I think this area will be the next wave of innovation that needs to happen in the energy transition, and it's going to be primarily software driven. Smart load management will be key to avoiding huge storage and infrastructure capital expenses. For example, in Hawaii, they are starting to explore new utility business models that don't just rely on a fixed rate of return for capital spent.

Anyway, as we cross 50%+ penetration of renewables, I think software is going to take a leading roll in connecting and managing everything so we can have the flexibility we need on the grid.




What does “don't just rely on a fixed rate of return for capital spent” mean precisely?


In exchange for providing an essential service to everyone, utilities are typically given monopoly protections and regulated by their local jurisdiction (e.g. a public utility commission). This means the business model for privately owned utilities must be pre-approved.

Up until now, the typical pre-approved business model was where the utility would go to the commission and say they needed to build something (e.g. a new substation), the commission would approve it, and the utility could then charge their customers for the cost to build plus a fixed rate of return (e.g. $300m + 7%).

However, that business model breaks down when you start moving away from a centralized grid, since customers are able to start using alternatives to your infrastructure (e.g. solar on their roof and batteries in their garage).

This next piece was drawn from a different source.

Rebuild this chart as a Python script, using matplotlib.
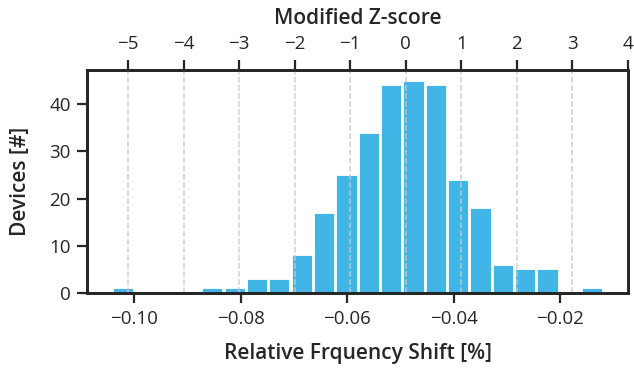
import matplotlib
matplotlib.use("Agg")
import matplotlib.pyplot as plt
import numpy as np

plt.rcParams['font.family'] = ['Open Sans', 'DejaVu Sans']

# histogram data (22 equal bins between bin_lo and bin_hi)
bin_lo = -0.10425
bin_hi = -0.0119
counts = [1, 0, 0, 0, 1, 1, 3, 3, 8, 17, 25, 34, 44, 45, 44, 24, 18, 6, 5, 5, 0, 1]
# modified z-score reference
median = -0.04899
mad = 0.007046
z_ticks = [-5, -4, -3, -2, -1, 0, 1, 2, 3, 4]
x_ticks = [-0.10, -0.08, -0.06, -0.04, -0.02]
y_ticks = [0, 10, 20, 30, 40]

dark = '#262626'
fs = 13.5

fig = plt.figure(figsize=(6.34, 3.73), dpi=100)
ax = fig.add_axes([0.1377, 0.2145, 0.8528, 0.5978])

edges = np.linspace(bin_lo, bin_hi, len(counts) + 1)
centers = (edges[:-1] + edges[1:]) / 2
ax.hist(centers, bins=edges, weights=counts, rwidth=0.9, color='#41b6e6',
        edgecolor='white', linewidth=0.6)

ax.set_xticks(x_ticks)
ax.set_yticks(y_ticks)
ax.set_xlabel('Relative Frquency Shift [%]', fontsize=15, fontweight='semibold', labelpad=11)
ax.set_ylabel('Devices [#]', fontsize=15, fontweight='semibold', labelpad=13)
ax.set_xlim(bin_lo - 0.05 * (bin_hi - bin_lo), bin_hi + 0.05 * (bin_hi - bin_lo))
ax.set_ylim(0, max(counts) * 1.05)

def to_z(x):
    return 0.6745 * (x - median) / mad

ax2 = ax.twiny()
x0, x1 = ax.get_xlim()
ax2.set_xlim(to_z(x0), to_z(x1))
ax2.set_xticks(z_ticks)
ax2.set_xlabel('Modified Z-score', fontsize=15, fontweight='semibold', labelpad=8)
ax2.grid(axis='x', ls='--', color='#c8c8c8', lw=1.1, alpha=0.85)

for a in (ax, ax2):
    for s in a.spines.values():
        s.set_color(dark)
        s.set_linewidth(2)
    a.tick_params(length=7, width=1.6, color=dark, labelsize=fs, labelcolor=dark, pad=5)
ax.xaxis.label.set_color(dark)
ax.yaxis.label.set_color(dark)
ax2.xaxis.label.set_color(dark)

fig.savefig('out.png', dpi=100)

So, commissions are trying to figure out new business models that will ensure the continued operation of utilities while still imcentivizing reduction of carbon emissions. One way being explored in Hawaii is called "performance-based ratemaking" but is still being figured out. However, the interesting going (to my company, at least) is the increasing need for software and communication in these new business models. For performance-based returns to happen, you need to measure performance, which means software.

Anyway, it's a very interesting time in the utility sector, and I think there's a lot of opportunity for the tech sector to come in and have a big part of it. Unfortunately, most tech entrepreneurs are allergic to regulated sectors.